A neurointerventionalist uses a thin tube called a catheter to insert the probe. They place a long catheter, or thin tube, into the femoral artery in the leg and guide it up the vessel into the brain’s blood vessels with x-ray assistance. A catheter with a tiny diameter is used to inject dye through the tube and take x-ray pictures of blood vessels for an angiogram (x-ray picture of blood vessels).A grasping device is inserted into the clot via the catheter and used to physically remove the blockage from the brain, restoring blood flow to the brain. The brain can be kept from permanent harm if the vessel is opened in time. Even up to 24 hours after symptoms begin, stent retriever stroke operations are safe and highly effective in selected individuals.
Typically enough to cure most DAVFs.
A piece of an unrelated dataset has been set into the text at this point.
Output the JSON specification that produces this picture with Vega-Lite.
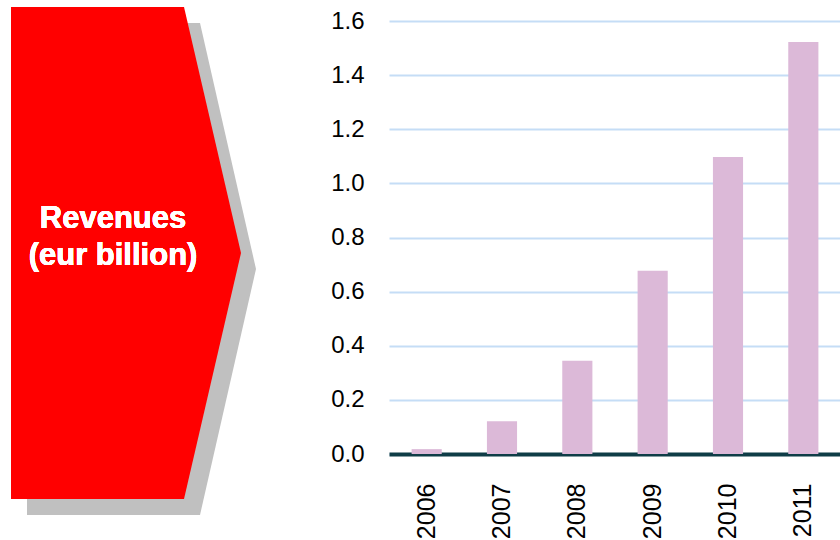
{
  "$schema": "https://vega.github.io/schema/vega-lite/v6.json",
  "background": "white",
  "padding": {"left": 0, "top": 6, "right": 0, "bottom": 0},
  "config": {"view": {"stroke": null}, "font": "Liberation Sans"},
  "bounds": "flush",
  "spacing": 129,
  "hconcat": [
    {
      "width": 260,
      "height": 433,
      "data": {"values": [
        {"part": "shadow", "px": 27, "top": 22, "bottom": 514},
        {"part": "shadow", "px": 200, "top": 22, "bottom": 514},
        {"part": "shadow", "px": 256, "top": 268, "bottom": 268},
        {"part": "main", "px": 11, "top": 6, "bottom": 498},
        {"part": "main", "px": 184, "top": 6, "bottom": 498},
        {"part": "main", "px": 241, "top": 252, "bottom": 252}
      ]},
      "encoding": {
        "x": {"field": "px", "type": "quantitative", "scale": {"domain": [0, 260], "zero": false, "nice": false}, "axis": null},
        "y": {"field": "top", "type": "quantitative", "scale": {"domain": [20, 453], "reverse": true, "zero": false, "nice": false, "clamp": false}, "axis": null}
      },
      "layer": [
        {
          "transform": [{"filter": "datum.part === 'shadow'"}],
          "mark": {"type": "area", "orient": "vertical", "color": "#c0c0c0", "opacity": 1},
          "encoding": {"y2": {"field": "bottom"}}
        },
        {
          "transform": [{"filter": "datum.part === 'main'"}],
          "mark": {"type": "area", "orient": "vertical", "color": "#ff0000", "opacity": 1},
          "encoding": {"y2": {"field": "bottom"}}
        },
        {
          "mark": {"type": "text", "color": "white", "fontSize": 31, "fontWeight": "bold", "font": "Liberation Sans", "align": "center", "baseline": "alphabetic", "lineHeight": 37},
          "encoding": {
            "x": {"datum": 113, "type": "quantitative"},
            "y": {"datum": 227, "type": "quantitative"},
            "text": {"value": ["Revenues", "(eur billion)"]}
          }
        }
      ]
    },
    {
      "width": 452,
      "height": 433,
      "data": {"values": [
        {"year": "2006", "revenue": 0.018},
        {"year": "2007", "revenue": 0.121},
        {"year": "2008", "revenue": 0.345},
        {"year": "2009", "revenue": 0.677},
        {"year": "2010", "revenue": 1.097},
        {"year": "2011", "revenue": 1.522}
      ]},
      "mark": {"type": "bar", "color": "#dcb9d8"},
      "encoding": {
        "x": {
          "field": "year", "type": "ordinal",
          "scale": {"paddingInner": 0.6, "paddingOuter": 0.3},
          "axis": {"title": null, "labelAngle": -90, "labelFontSize": 25, "labelFont": "Liberation Sans", "labelColor": "black", "ticks": false, "tickSize": 0, "labelPadding": 29, "domainColor": "#0f3d47", "domainWidth": 4, "labelAlign": "right", "labelBaseline": "middle"}
        },
        "y": {
          "field": "revenue", "type": "quantitative",
          "scale": {"domain": [0, 1.6]},
          "axis": {"title": null, "values": [0, 0.2, 0.4, 0.6, 0.8, 1.0, 1.2, 1.4, 1.6], "format": ".1f", "labelFontSize": 24, "labelFont": "Liberation Sans", "labelColor": "black", "gridColor": "#c5ddf6", "gridWidth": 2, "domain": false, "ticks": false, "tickSize": 0, "labelPadding": 25}
        }
      }
    }
  ]
}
The doctor inserts a catheter through the blood vessels in the leg or arm, navigates the tubes under x-ray guidance up into the brain’s arteries that lead to the DAVF and injects liquid embolic chemicals such as NBCA, glue or Onyx into these arteries during this procedure. This injection seals off the artery and decreases blood flow through the DAVF or cures it.
Endovascular embolization is a minimally invasive radiological therapy that is used to reduce the chance of bleeding and other adverse effects associated with spinal AVMs.
In endovascular embolization, a catheter is inserted into a person’s artery in the leg and navigated to an AVM-feeding artery in the spinal cord. Small particles of a glue-like substance are injected to block the blood vessel and restrict blood flow into the AVM. The AVM isn’t permanently destroyed.